Train
by Pete Dexter
A Speeding Bullet
A review by Adrienne Miller
Lionel Walk, a black eighteen-year-old (nickname: Train), makes his living as a caddy at a ritzy country club in L.A. It is 1953, and the men whose bags he carries are uniformly racist and spiteful. Extremely bright and perceptive, Train is also a gifted golfer, and an equally gifted diplomat, one who's very quickly learned not to make waves, either with the white golfers or with his fellow caddies (who turn out to be capable of even more cruelty than the golfers). Train attracts the attention of a white cop named Miller Packard (dubbed by Train, for his inscrutability, the "Mile-Away Man"); the two eventually, at Packard's suggestion, start playing for money at clubs across the country.

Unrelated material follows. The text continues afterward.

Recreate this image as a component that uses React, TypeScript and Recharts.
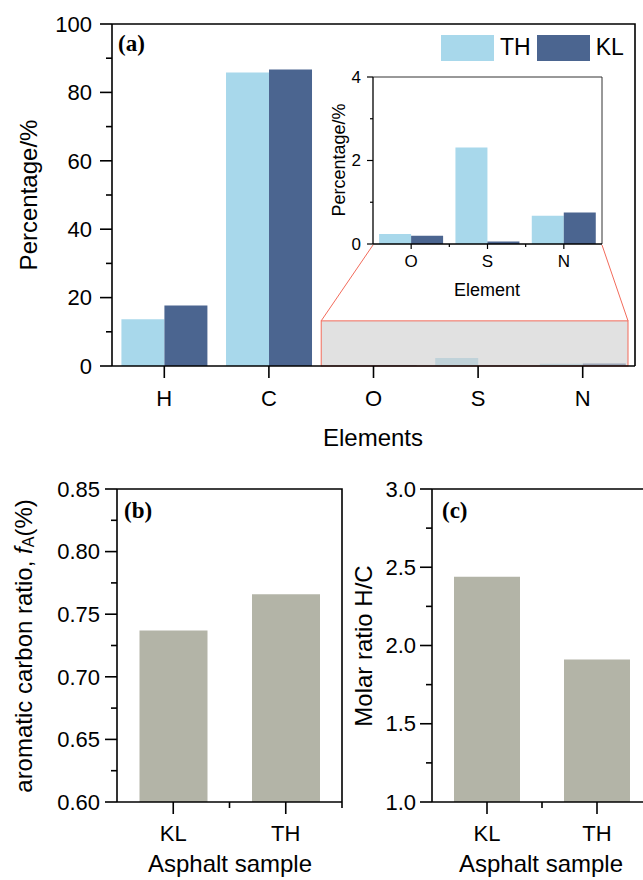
import React from 'react';
import { BarChart, Bar, XAxis, YAxis, ReferenceArea, Legend } from 'recharts';

// panel (a): element content, %
const elements = ['H', 'C', 'O', 'S', 'N'];
const thPercent = [13.7, 85.8, 0.24, 2.31, 0.675];
const klPercent = [17.7, 86.7, 0.2, 0.06, 0.754];
const insetElements = ['O', 'S', 'N'];
const seriesNames = ['TH', 'KL'];
const ticksA = [0, 10, 20, 30, 40, 50, 60, 70, 80, 90, 100];
const ticksInset = [0, 1, 2, 3, 4];

// panels (b) and (c)
const samples = ['KL', 'TH'];
const aromaticRatio = [0.737, 0.766];
const molarRatioHC = [2.44, 1.91];
const ticksB = [0.6, 0.625, 0.65, 0.675, 0.7, 0.725, 0.75, 0.775, 0.8, 0.825, 0.85];
const ticksC = [1, 1.25, 1.5, 1.75, 2, 2.25, 2.5, 2.75, 3];

const TH_COLOR = '#a8d8eb';
const KL_COLOR = '#4b6590';
const GRAY_BAR = '#b3b4a7';
const RED = '#f26b5b';
const SANS = '"Liberation Sans", Arial, sans-serif';
const SERIF = '"Liberation Serif", "Times New Roman", serif';

const elementData = elements.map((e, i) => ({ element: e, TH: thPercent[i], KL: klPercent[i] }));
const insetData = elementData.filter((d) => insetElements.includes(d.element));
const sampleData = samples.map((s, i) => ({ sample: s, fA: aromaticRatio[i], hc: molarRatioHC[i] }));

// inset plot corners on the page (for the zoom lines)
const INSET = { left: 373, right: 602, bottom: 245 };

const isMult = (step: number) => (v: number) => Math.abs(v / step - Math.round(v / step)) < 1e-6;

// value-axis tick: outward mark (long major / short minor), label on majors only
function YTick(props: any) {
  const { x, y, payload, o } = props;
  const ax = Number(x) + o.ts + o.tm;
  const major = o.isMajor(payload.value);
  const len = major ? o.ts : o.minor;
  return (
    <g>
      <path d={`M${ax - len},${y}H${ax}`} stroke="#000" strokeWidth={o.sw} fill="none" />
      {major && (
        <text x={x} y={y} dy="0.35em" textAnchor="end" fontSize={o.fs} fontFamily={SANS} fill="#000" stroke="none">
          {o.fmt(payload.value)}
        </text>
      )}
    </g>
  );
}

// category tick: mark at the centre, optional short mark at the band edge
function XTick(props: any) {
  const { x, y, payload, index, o } = props;
  const xx = Number(x);
  const ay = Number(y) - o.ts - o.tm;
  const showMinor = o.minor && (index < o.n - 1 || o.minorAtEnd);
  return (
    <g>
      <path d={`M${xx},${ay}v${o.ts}`} stroke="#000" strokeWidth={o.sw} fill="none" />
      {showMinor && <path d={`M${xx + o.band / 2},${ay}v${o.minor}`} stroke="#000" strokeWidth={o.sw} fill="none" />}
      <text x={xx} y={y} dy="0.71em" textAnchor="middle" fontSize={o.fs} fontFamily={SANS} fill="#000" stroke="none">
        {payload.value}
      </text>
    </g>
  );
}

function Caption(props: any) {
  const { px, py, text, fs = 24, rotate = false } = props;
  return (
    <text
      x={px}
      y={py}
      fontSize={fs}
      fontFamily={SANS}
      textAnchor="middle"
      dominantBaseline={rotate ? 'central' : 'auto'}
      transform={rotate ? `rotate(-90 ${px} ${py})` : undefined}
      fill="#000"
    >
      {text}
    </text>
  );
}

// top / right border of the plot and the panel tag
function frame(f: any) {
  return (p: any) => {
    const x = Number(p.x);
    const y = Number(p.y);
    const w = Number(p.width);
    const h = Number(p.height);
    return (
      <g>
        <path d={`M${x},${y}H${x + w}V${y + h}`} stroke={f.color || '#000'} strokeWidth={f.sw} fill="none" />
        {f.tag && (
          <text x={x + f.tagDx} y={y + f.tagDy} fontSize={23} fontFamily={SERIF} fontWeight="bold" fill="#000">
            {f.tag}
          </text>
        )}
      </g>
    );
  };
}

// x1/x2 arrive as the outer band edges of O and N
function ZoomBox(props: any) {
  const x = Number(props.x);
  const right = x + Number(props.width) - 7;
  const y = Number(props.y);
  const h = Number(props.height);
  return (
    <g>
      <line x1={x} y1={y} x2={INSET.left} y2={INSET.bottom} stroke={RED} strokeWidth={1} />
      <line x1={right} y1={y} x2={INSET.right} y2={INSET.bottom} stroke={RED} strokeWidth={1} />
      <rect x={x} y={y} width={right - x} height={h} fill="#cfcfcf" fillOpacity={0.62} stroke={RED} strokeWidth={1} />
    </g>
  );
}

function LegendBox(props: any) {
  const items = [...(props.payload || [])].sort((a: any, b: any) => seriesNames.indexOf(a.value) - seriesNames.indexOf(b.value));
  return (
    <div style={{ display: 'flex', alignItems: 'center', fontFamily: SANS, fontSize: 23, color: '#000' }}>
      {items.map((it: any) => (
        <div key={it.value} style={{ display: 'flex', alignItems: 'center', marginRight: 6 }}>
          <span style={{ display: 'inline-block', width: 53, height: 26, background: it.color, marginRight: 6 }} />
          <span>{it.value}</span>
        </div>
      ))}
    </div>
  );
}

const axisLine = { stroke: '#000', strokeWidth: 1.6 };

export default function App() {
  return (
    <div style={{ position: 'absolute', left: 0, top: 0, width: 643, height: 880, overflow: 'hidden', background: '#fff' }}>
      {/* (a) main */}
      <div style={{ position: 'absolute', left: 0, top: 0 }}>
        <BarChart width={643} height={450} data={elementData} margin={{ top: 24, right: 8, left: 0, bottom: 0 }} barCategoryGap="9%" barGap={0}>
          <XAxis
            dataKey="element"
            height={84}
            axisLine={axisLine}
            tickLine={false}
            tickSize={12}
            tickMargin={12}
            interval={0}
            tick={<XTick o={{ ts: 12, tm: 12, fs: 22, sw: 1.6, minor: 0, n: elements.length, band: 523 / elements.length }} />}
            label={<Caption px={373} py={446} text="Elements" fs={24} />}
          />
          <YAxis
            width={112}
            domain={[0, 100]}
            ticks={ticksA}
            interval={0}
            axisLine={axisLine}
            tickLine={false}
            tickSize={12}
            tickMargin={8}
            tick={<YTick o={{ ts: 12, tm: 8, minor: 6, fs: 22, sw: 1.6, isMajor: isMult(20), fmt: (v: number) => String(v) }} />}
            label={<Caption px={28} py={195} text="Percentage/%" fs={24} rotate />}
          />
          <ReferenceArea x1={elements[0]} x2={elements[elements.length - 1]} y1={0} y2={100} shape={frame({ sw: 1.6, tag: '(a)', tagDx: 6, tagDy: 27 })} />
          <Bar dataKey="TH" fill={TH_COLOR} isAnimationActive={false} />
          <Bar dataKey="KL" fill={KL_COLOR} isAnimationActive={false} />
          <ReferenceArea x1="O" x2="N" y1={0} y2={13.2} shape={ZoomBox} zIndex={450} />
          <Legend
            layout="horizontal"
            verticalAlign="middle"
            align="center"
            wrapperStyle={{ left: 441, top: 34, width: 'auto', margin: 0, padding: 0 }}
            content={<LegendBox />}
          />
        </BarChart>
      </div>

      {/* (a) inset */}
      <div style={{ position: 'absolute', left: 320, top: 60 }}>
        <BarChart width={290} height={240} data={insetData} margin={{ top: 17, right: 8, left: 0, bottom: 0 }} barCategoryGap="8%" barGap={0}>
          <XAxis
            dataKey="element"
            height={56}
            axisLine={{ stroke: '#000', strokeWidth: 1.3 }}
            tickLine={false}
            tickSize={5}
            tickMargin={6}
            interval={0}
            tick={<XTick o={{ ts: 5, tm: 6, fs: 17, sw: 1.2, minor: 3, n: insetElements.length, band: 229 / insetElements.length }} />}
            label={<Caption px={167} py={236} text="Element" fs={18} />}
          />
          <YAxis
            width={53}
            domain={[0, 4]}
            ticks={ticksInset}
            interval={0}
            axisLine={{ stroke: '#000', strokeWidth: 1.3 }}
            tickLine={false}
            tickSize={6}
            tickMargin={6}
            tick={<YTick o={{ ts: 6, tm: 6, minor: 3, fs: 17, sw: 1.2, isMajor: isMult(2), fmt: (v: number) => String(v) }} />}
            label={<Caption px={19} py={100} text="Percentage/%" fs={18} rotate />}
          />
          <ReferenceArea x1={insetElements[0]} x2={insetElements[insetElements.length - 1]} y1={0} y2={4} shape={frame({ sw: 1, color: '#333' })} />
          <Bar dataKey="TH" fill={TH_COLOR} isAnimationActive={false} />
          <Bar dataKey="KL" fill={KL_COLOR} isAnimationActive={false} />
        </BarChart>
      </div>

      {/* (b) */}
      <div style={{ position: 'absolute', left: 0, top: 450 }}>
        <BarChart width={345} height={430} data={sampleData} margin={{ top: 39, right: 3, left: 0, bottom: 0 }} barCategoryGap="20%">
          <XAxis
            dataKey="sample"
            height={78}
            axisLine={axisLine}
            tickLine={false}
            tickSize={12}
            tickMargin={11}
            interval={0}
            tick={<XTick o={{ ts: 12, tm: 11, fs: 22, sw: 1.6, minor: 6, minorAtEnd: true, n: samples.length, band: 225 / samples.length }} />}
            label={<Caption px={230} py={422} text="Asphalt sample" fs={24} />}
          />
          <YAxis
            width={117}
            domain={[0.6, 0.85]}
            ticks={ticksB}
            interval={0}
            allowDataOverflow
            axisLine={axisLine}
            tickLine={false}
            tickSize={12}
            tickMargin={5}
            tick={<YTick o={{ ts: 12, tm: 5, minor: 6, fs: 22, sw: 1.6, isMajor: isMult(0.05), fmt: (v: number) => v.toFixed(2) }} />}
            label={
              <Caption
                px={23}
                py={196}
                fs={24}
                rotate
                text={
                  <>
                    aromatic carbon ratio, <tspan fontStyle="italic">f</tspan>
                    <tspan fontSize={16} dy={5}>A</tspan>
                    <tspan dy={-5}>(%)</tspan>
                  </>
                }
              />
            }
          />
          <ReferenceArea x1={samples[0]} x2={samples[samples.length - 1]} y1={0.6} y2={0.85} shape={frame({ sw: 1.6, tag: '(b)', tagDx: 7, tagDy: 29 })} />
          <Bar dataKey="fA" fill={GRAY_BAR} isAnimationActive={false} />
        </BarChart>
      </div>

      {/* (c) */}
      <div style={{ position: 'absolute', left: 330, top: 450 }}>
        <BarChart width={325} height={430} data={sampleData} margin={{ top: 39, right: 3, left: 0, bottom: 0 }} barCategoryGap="20%">
          <XAxis
            dataKey="sample"
            height={78}
            axisLine={axisLine}
            tickLine={false}
            tickSize={12}
            tickMargin={11}
            interval={0}
            tick={<XTick o={{ ts: 12, tm: 11, fs: 22, sw: 1.6, minor: 6, minorAtEnd: true, n: samples.length, band: 220 / samples.length }} />}
            label={<Caption px={211} py={422} text="Asphalt sample" fs={24} />}
          />
          <YAxis
            width={102}
            domain={[1, 3]}
            ticks={ticksC}
            interval={0}
            allowDataOverflow
            axisLine={axisLine}
            tickLine={false}
            tickSize={12}
            tickMargin={4}
            tick={<YTick o={{ ts: 12, tm: 4, minor: 6, fs: 22, sw: 1.6, isMajor: isMult(0.5), fmt: (v: number) => v.toFixed(1) }} />}
            label={<Caption px={33} py={196} text="Molar ratio H/C" fs={24} rotate />}
          />
          <ReferenceArea x1={samples[0]} x2={samples[samples.length - 1]} y1={1} y2={3} shape={frame({ sw: 1.6, tag: '(c)', tagDx: 10, tagDy: 29 })} />
          <Bar dataKey="hc" fill={GRAY_BAR} isAnimationActive={false} />
        </BarChart>
      </div>
    </div>
  );
}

Packard has also investigated a horrific slaying (by two blacks) on a yacht; he later marries the crime's only survivor, Norah Still. The book's conclusion is terrifying and inevitable. (Feathers are involved.) Train is utterly pitiless in its dramatization of the contradictory nature of compassion. Norah Still, for instance, considers herself the least racist white person around ... until she's raped by black men. And Dexter's characters vividly-rendered and idiosyncratically-voiced are so heartbreaking they penetrate like bullets.